In the decades after the Korean War, South Korea exported construction workers to the Middle East and nurses and miners to Germany. By the early 1990s, as it emerged as an economic powerhouse churning out electronics and cars, it began importing foreign workers to fill jobs shunned by its increasingly rich local work force. But these migrants, classified as “industrial trainees,” were not protected by labor laws despite their harsh working conditions.
The government introduced the Employment Permit System, or E.P.S., in 2004, eliminating middlemen and becoming the sole job broker for low-skilled migrant workers. It recruits workers on three-year visas from 16 nations, and in 2015 also started offering seasonal employment to foreigners.
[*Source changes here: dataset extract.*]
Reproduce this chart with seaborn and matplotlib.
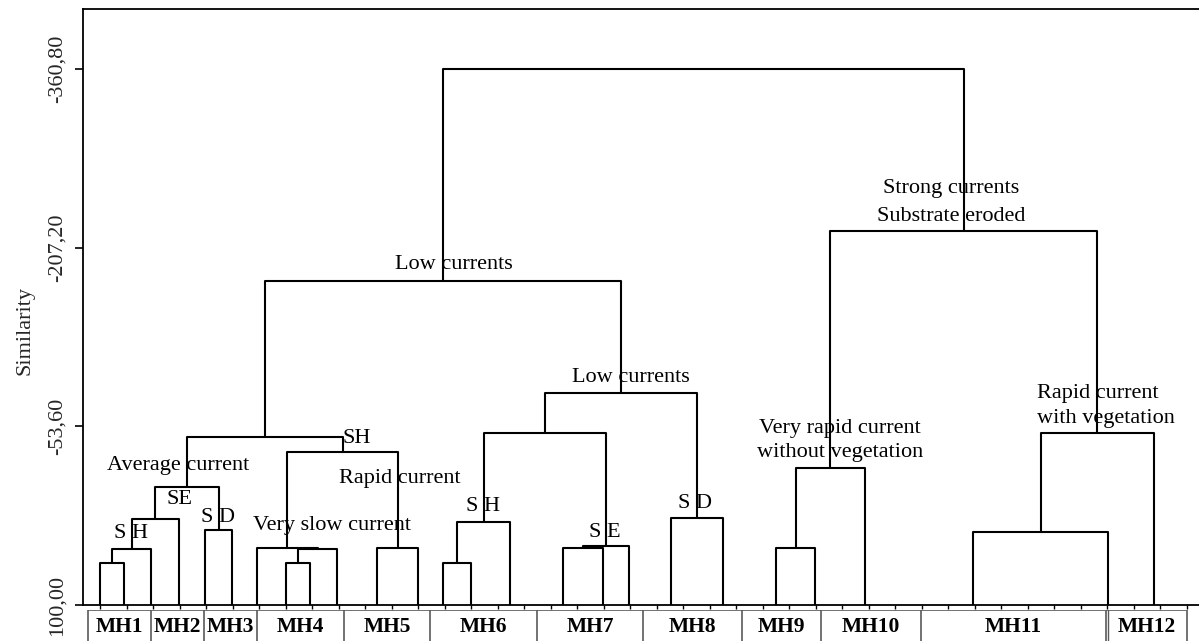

But severe issues persist.
“The biggest problem with E.P.S. is that it has created a master-servant relationship between employers and foreign workers,” said Kim Dal-sung, a Methodist pastor who runs the Pocheon Migrant Worker Center.
That can mean inhumane conditions. The “housing” promised to Mr. Chhetri, the agriculture worker, turned out to be a used shipping container hidden inside a tattered greenhouse-like structure covered with black plastic shading.
During a bitter cold snap in December 2020, Nuon Sokkheng, a Cambodian migrant, died in a heatless shack. The government instituted new safety regulations, but in Pocheon many workers continue to live in substandard facilities.
If E.P.S. workers have abusive employers, they often have only two choices: endure the ordeal, hoping that their boss will help them extend or renew their visa, or work illegally for someone else and live in constant fear of immigration raids, the Rev. Kim said.
In December 2022, Ray Sree Pallab Kumar, 32, lost most of the vision in his right eye after a metal piece thrown by his manager bounced off a steel-cutting machine and hit him. But his employers, in southern Seoul, sought to blame him for the accident, according to a Korean-language statement they tried to make him sign even though he didn’t understand it.
Migrants also say they face racist or xenophobic attitudes in South Korea.
“They treat people differently according to skin colors,” said Mr. Asis, the textile worker. “In the crowded bus, they would rather stand than take an empty seat next to me. I ask myself, ‘Do I smell?’”
Biswas Sree Shonkor, 34, a plastics factory worker, said his pay remained flat while his employer gave raises to and promoted South Korean workers he helped train.
Mr. Chandra said that even worse than workplace injuries like the one he suffered in the arboretum was how managers insulted foreign workers, but not locals, for similar mistakes.
“We don’t mind doing hard work,” he said. “It’s not our body but our mind that tires.”